The Cabinet Committee on Economic Affairs (CCEA) has approved a substantial increase in the Minimum Support Price (MSP) for 14 kharif crops for the 2025–26 marketing season. While this aims to boost farmer incomes, the ripple effects are significant for maize-dependent sectors like poultry, ethanol, and starch manufacturing. Maize, a critical poultry feed component, will now cost INR 2,400 per 100 kg, up from INR 2,225.
The poultry sector, in particular, is feeling the pinch. Sanjay Nalgirkar, president of the Poultry Breeder & Farmer Association (PF&BA) in Maharashtra, expressed deep concern: “The MSP declared by the government shows around 7% increase in maize prices and a 9% hike in soybean seed prices. With a likely decline in soybean crop due to last year’s low prices, we anticipate a 7–8% rise in feed costs in the coming year, which will make poultry business unremunerative.” Nalgirkar further emphasized the imbalance: “There is MSP for our inputs but none for poultry products. Poultry consumes almost 60% of soya and 50% of maize produced in India.” Without export relief, the industry faces rising input costs and stagnant selling prices, potentially curbing production.

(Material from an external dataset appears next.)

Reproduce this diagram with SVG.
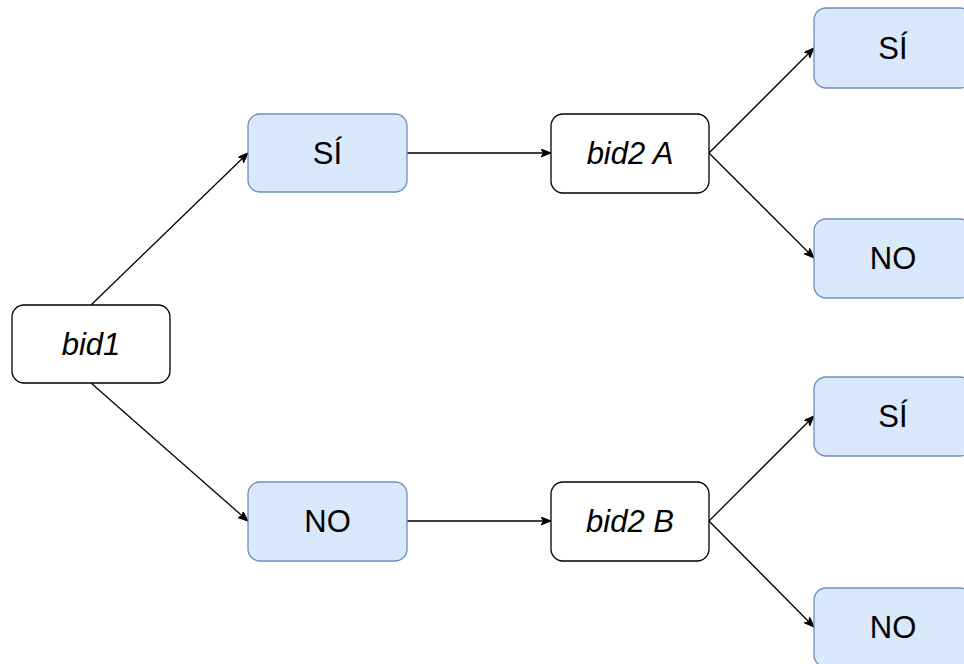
<svg xmlns="http://www.w3.org/2000/svg" width="964" height="664" viewBox="0 0 964 664">
<style>
.w{fill:#ffffff;stroke:#000000;stroke-width:1.3}
.b{fill:#dae8fc;stroke:#6c8ebf;stroke-width:1.3}
.t{font-family:"Liberation Sans",Arial,sans-serif;font-size:31px;fill:#000000;text-anchor:middle}
.i{font-style:italic}
.e{fill:none;stroke:#000000;stroke-width:1.3;marker-end:url(#arr)}
</style>
<defs>
<marker id="arr" markerWidth="12" markerHeight="10" refX="10" refY="4" orient="auto" markerUnits="userSpaceOnUse">
<path d="M0,0 L10,4 L0,8 L2.5,4 Z" fill="#000000" stroke="#000000" stroke-width="1"/>
</marker>
</defs>
<rect width="964" height="664" fill="#ffffff"/>
<g id="connectors">
<path class="e" d="M91,305 L248,153"/>
<path class="e" d="M91,383 L248,521"/>
<path class="e" d="M407,153 L551,153"/>
<path class="e" d="M407,521 L551,521"/>
<path class="e" d="M709,153 L814,48"/>
<path class="e" d="M709,153 L814,258"/>
<path class="e" d="M709,521 L814,416"/>
<path class="e" d="M709,521 L814,627"/>
</g>
<g id="bid1"><rect class="w" x="12" y="305" width="158" height="78" rx="12"/><text class="t i" x="91" y="355">bid1</text></g>
<g id="si1"><rect class="b" x="248" y="114" width="159" height="78" rx="12"/><text class="t" x="327.5" y="164">SÍ</text></g>
<g id="no1"><rect class="b" x="248" y="482" width="159" height="79" rx="12"/><text class="t" x="327.5" y="532">NO</text></g>
<g id="bid2a"><rect class="w" x="551" y="114" width="158" height="79" rx="12"/><text class="t i" x="630" y="164">bid2 A</text></g>
<g id="bid2b"><rect class="w" x="551" y="482" width="158" height="79" rx="12"/><text class="t i" x="630" y="532">bid2 B</text></g>
<g id="siA"><rect class="b" x="814" y="8" width="158" height="80" rx="12"/><text class="t" x="893" y="59">SÍ</text></g>
<g id="noA"><rect class="b" x="814" y="219" width="158" height="79" rx="12"/><text class="t" x="893" y="269">NO</text></g>
<g id="siB"><rect class="b" x="814" y="377" width="158" height="79" rx="12"/><text class="t" x="893" y="427">SÍ</text></g>
<g id="noB"><rect class="b" x="814" y="588" width="158" height="79" rx="12"/><text class="t" x="893" y="638">NO</text></g>
</svg>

Beyond poultry, India’s grain-based ethanol and starch industries also face sustainability risks. The maize MSP hike threatens producer margins for ethanol and increases input expenses for starch manufacturers.
As these sectors grapple with higher costs, there’s a growing call for policy reforms. Many are urging the government to consider support mechanisms for poultry products or a review of how MSP hikes affect downstream industries, recognizing their vital role in the national agricultural equation.